__AIM OF THE EXERCISE__. Copy, exactly as written, the lines that begin at the one containing "Generate a LaTeX" and end at the one containing "minimum height=78pt] (src)". Skip any pictures in the data below.

__GIVEN DATA__.
begin
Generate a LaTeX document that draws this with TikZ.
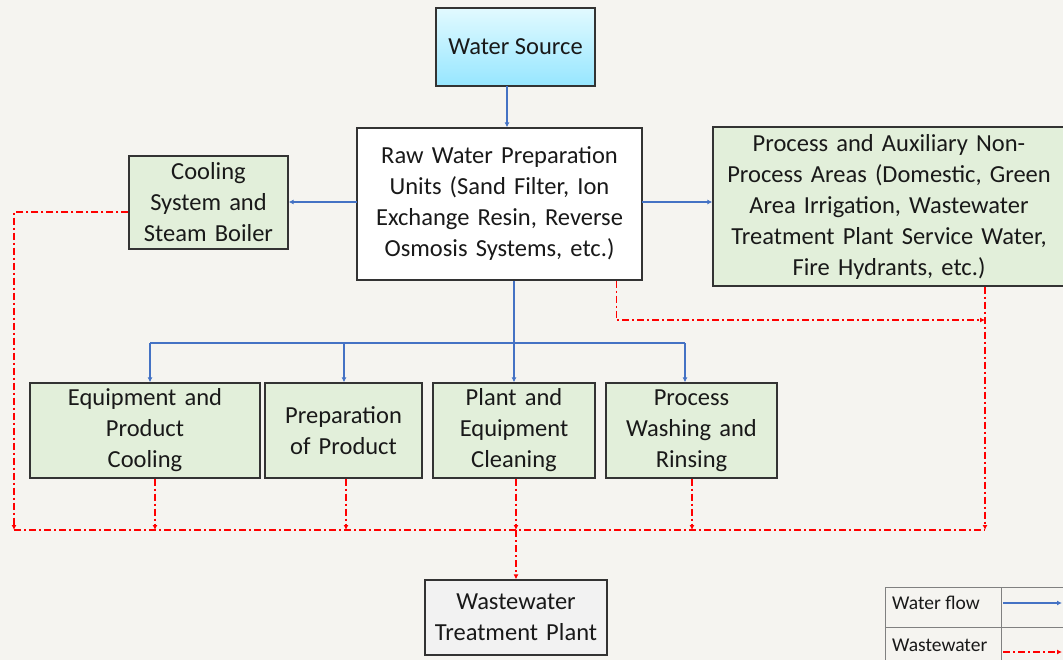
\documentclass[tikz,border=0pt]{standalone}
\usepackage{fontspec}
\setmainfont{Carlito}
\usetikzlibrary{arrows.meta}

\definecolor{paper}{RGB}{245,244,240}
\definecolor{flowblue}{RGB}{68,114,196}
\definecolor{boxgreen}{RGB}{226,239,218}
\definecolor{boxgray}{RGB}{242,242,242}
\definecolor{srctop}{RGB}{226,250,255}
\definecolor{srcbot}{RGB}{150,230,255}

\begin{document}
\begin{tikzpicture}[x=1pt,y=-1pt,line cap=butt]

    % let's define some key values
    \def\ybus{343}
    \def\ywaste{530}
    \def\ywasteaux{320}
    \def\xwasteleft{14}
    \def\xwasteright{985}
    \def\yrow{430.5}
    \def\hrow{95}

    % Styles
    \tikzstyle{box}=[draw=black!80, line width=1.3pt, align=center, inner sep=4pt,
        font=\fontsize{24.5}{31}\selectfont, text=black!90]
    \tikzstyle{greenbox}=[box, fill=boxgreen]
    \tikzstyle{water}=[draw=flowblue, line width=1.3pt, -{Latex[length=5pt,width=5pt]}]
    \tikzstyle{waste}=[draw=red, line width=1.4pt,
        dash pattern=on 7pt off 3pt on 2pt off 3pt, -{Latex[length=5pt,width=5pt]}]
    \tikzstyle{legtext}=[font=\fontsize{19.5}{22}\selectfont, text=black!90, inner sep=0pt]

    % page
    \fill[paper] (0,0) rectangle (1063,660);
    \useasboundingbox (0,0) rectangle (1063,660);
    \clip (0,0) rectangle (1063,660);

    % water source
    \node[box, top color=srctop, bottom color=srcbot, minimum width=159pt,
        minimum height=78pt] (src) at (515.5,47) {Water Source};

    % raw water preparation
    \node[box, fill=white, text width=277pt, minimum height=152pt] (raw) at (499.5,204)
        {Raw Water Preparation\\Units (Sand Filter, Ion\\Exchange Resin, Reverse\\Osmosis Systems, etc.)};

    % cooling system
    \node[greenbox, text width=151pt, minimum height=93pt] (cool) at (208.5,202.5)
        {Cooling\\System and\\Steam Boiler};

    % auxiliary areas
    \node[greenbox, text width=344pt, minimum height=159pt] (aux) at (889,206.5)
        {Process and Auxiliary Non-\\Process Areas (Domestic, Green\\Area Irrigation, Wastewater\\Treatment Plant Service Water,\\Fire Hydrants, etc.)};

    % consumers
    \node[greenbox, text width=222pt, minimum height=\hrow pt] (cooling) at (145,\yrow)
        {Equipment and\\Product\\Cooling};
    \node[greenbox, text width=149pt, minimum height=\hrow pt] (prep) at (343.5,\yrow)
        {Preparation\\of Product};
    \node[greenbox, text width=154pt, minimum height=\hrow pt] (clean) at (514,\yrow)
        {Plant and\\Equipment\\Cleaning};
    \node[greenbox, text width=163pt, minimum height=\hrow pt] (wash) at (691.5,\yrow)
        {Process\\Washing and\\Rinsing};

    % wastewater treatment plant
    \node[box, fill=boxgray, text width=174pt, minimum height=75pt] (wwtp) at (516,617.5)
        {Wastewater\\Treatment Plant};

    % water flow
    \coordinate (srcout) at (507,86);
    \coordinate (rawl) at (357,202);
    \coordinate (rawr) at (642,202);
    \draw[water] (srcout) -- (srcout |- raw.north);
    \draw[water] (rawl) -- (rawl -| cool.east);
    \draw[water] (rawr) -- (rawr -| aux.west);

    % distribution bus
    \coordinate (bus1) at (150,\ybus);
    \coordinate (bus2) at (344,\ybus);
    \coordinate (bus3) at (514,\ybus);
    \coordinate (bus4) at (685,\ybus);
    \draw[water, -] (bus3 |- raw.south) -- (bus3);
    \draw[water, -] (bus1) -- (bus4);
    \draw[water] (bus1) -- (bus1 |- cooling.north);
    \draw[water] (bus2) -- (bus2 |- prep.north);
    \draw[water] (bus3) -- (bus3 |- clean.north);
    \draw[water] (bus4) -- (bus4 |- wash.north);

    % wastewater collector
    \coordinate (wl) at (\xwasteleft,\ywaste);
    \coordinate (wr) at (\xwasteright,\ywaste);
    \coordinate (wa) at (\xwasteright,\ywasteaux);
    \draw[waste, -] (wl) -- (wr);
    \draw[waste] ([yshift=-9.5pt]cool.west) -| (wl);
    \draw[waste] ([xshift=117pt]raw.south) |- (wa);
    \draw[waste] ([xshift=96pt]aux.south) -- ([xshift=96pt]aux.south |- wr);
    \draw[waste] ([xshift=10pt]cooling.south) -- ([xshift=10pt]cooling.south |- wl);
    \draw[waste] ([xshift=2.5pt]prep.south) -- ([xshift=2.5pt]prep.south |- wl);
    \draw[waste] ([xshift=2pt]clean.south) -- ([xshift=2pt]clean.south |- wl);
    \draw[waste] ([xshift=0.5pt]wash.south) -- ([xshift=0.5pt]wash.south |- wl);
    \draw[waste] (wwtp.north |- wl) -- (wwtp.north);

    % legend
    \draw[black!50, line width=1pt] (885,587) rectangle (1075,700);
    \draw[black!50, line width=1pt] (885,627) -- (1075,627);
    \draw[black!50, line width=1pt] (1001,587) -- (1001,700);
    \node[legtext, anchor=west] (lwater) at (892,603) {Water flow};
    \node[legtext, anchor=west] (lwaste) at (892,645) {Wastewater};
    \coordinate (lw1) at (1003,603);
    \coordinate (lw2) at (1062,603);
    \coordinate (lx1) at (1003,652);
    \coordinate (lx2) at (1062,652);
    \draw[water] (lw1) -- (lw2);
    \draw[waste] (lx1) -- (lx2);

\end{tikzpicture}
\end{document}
end
begin
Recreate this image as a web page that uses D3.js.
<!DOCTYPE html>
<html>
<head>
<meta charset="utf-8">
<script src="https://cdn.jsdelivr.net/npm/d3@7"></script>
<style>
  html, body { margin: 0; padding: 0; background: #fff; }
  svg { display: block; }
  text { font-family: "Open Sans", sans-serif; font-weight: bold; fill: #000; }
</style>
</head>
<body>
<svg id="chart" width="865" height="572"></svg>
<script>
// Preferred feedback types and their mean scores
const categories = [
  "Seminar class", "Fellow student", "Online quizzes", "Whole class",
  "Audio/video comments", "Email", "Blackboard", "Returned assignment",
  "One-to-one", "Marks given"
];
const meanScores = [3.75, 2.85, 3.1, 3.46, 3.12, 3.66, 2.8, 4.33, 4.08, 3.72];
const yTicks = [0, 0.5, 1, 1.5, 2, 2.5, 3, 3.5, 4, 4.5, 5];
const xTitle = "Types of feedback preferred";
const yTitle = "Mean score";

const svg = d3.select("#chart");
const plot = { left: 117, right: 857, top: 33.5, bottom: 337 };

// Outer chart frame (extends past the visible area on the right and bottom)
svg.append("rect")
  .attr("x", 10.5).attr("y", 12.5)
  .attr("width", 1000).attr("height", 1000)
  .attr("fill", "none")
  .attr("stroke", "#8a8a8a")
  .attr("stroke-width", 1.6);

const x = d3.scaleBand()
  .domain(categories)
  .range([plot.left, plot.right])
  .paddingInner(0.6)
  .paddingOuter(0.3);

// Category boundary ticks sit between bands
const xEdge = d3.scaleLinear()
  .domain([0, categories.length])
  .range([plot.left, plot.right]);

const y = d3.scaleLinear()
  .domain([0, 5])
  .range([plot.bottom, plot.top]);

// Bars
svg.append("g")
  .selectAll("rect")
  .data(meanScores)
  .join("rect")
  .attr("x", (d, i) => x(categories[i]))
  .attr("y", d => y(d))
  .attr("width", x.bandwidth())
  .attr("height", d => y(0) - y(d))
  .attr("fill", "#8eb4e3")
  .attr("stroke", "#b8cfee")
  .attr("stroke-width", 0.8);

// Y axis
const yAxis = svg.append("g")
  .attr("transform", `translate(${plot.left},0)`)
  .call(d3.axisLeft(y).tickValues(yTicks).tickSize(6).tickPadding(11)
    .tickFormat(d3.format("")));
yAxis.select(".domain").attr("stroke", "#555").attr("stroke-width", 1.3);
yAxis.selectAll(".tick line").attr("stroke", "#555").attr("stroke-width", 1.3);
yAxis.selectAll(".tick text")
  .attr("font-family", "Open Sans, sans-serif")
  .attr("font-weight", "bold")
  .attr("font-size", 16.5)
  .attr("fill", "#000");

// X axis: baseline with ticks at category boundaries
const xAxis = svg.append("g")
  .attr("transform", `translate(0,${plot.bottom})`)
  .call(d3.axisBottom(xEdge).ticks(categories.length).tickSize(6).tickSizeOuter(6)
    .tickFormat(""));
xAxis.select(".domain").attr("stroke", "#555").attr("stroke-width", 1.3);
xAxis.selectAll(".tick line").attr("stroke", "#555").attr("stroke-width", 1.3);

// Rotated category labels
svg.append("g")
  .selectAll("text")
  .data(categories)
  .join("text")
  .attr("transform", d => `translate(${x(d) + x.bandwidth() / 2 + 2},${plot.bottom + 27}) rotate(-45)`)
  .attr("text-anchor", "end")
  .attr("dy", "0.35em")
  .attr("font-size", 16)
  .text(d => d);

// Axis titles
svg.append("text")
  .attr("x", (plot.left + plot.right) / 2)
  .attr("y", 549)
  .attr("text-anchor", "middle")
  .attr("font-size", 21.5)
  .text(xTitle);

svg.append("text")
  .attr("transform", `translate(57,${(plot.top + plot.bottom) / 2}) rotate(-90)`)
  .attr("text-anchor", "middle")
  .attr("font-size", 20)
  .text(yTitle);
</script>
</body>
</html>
end
__RESULT BELOW__.
Generate a LaTeX document that draws this with TikZ.
\documentclass[tikz,border=0pt]{standalone}
\usepackage{fontspec}
\setmainfont{Carlito}
\usetikzlibrary{arrows.meta}

\definecolor{paper}{RGB}{245,244,240}
\definecolor{flowblue}{RGB}{68,114,196}
\definecolor{boxgreen}{RGB}{226,239,218}
\definecolor{boxgray}{RGB}{242,242,242}
\definecolor{srctop}{RGB}{226,250,255}
\definecolor{srcbot}{RGB}{150,230,255}

\begin{document}
\begin{tikzpicture}[x=1pt,y=-1pt,line cap=butt]

    % let's define some key values
    \def\ybus{343}
    \def\ywaste{530}
    \def\ywasteaux{320}
    \def\xwasteleft{14}
    \def\xwasteright{985}
    \def\yrow{430.5}
    \def\hrow{95}

    % Styles
    \tikzstyle{box}=[draw=black!80, line width=1.3pt, align=center, inner sep=4pt,
        font=\fontsize{24.5}{31}\selectfont, text=black!90]
    \tikzstyle{greenbox}=[box, fill=boxgreen]
    \tikzstyle{water}=[draw=flowblue, line width=1.3pt, -{Latex[length=5pt,width=5pt]}]
    \tikzstyle{waste}=[draw=red, line width=1.4pt,
        dash pattern=on 7pt off 3pt on 2pt off 3pt, -{Latex[length=5pt,width=5pt]}]
    \tikzstyle{legtext}=[font=\fontsize{19.5}{22}\selectfont, text=black!90, inner sep=0pt]

    % page
    \fill[paper] (0,0) rectangle (1063,660);
    \useasboundingbox (0,0) rectangle (1063,660);
    \clip (0,0) rectangle (1063,660);

    % water source
    \node[box, top color=srctop, bottom color=srcbot, minimum width=159pt,
        minimum height=78pt] (src) at (515.5,47) {Water Source};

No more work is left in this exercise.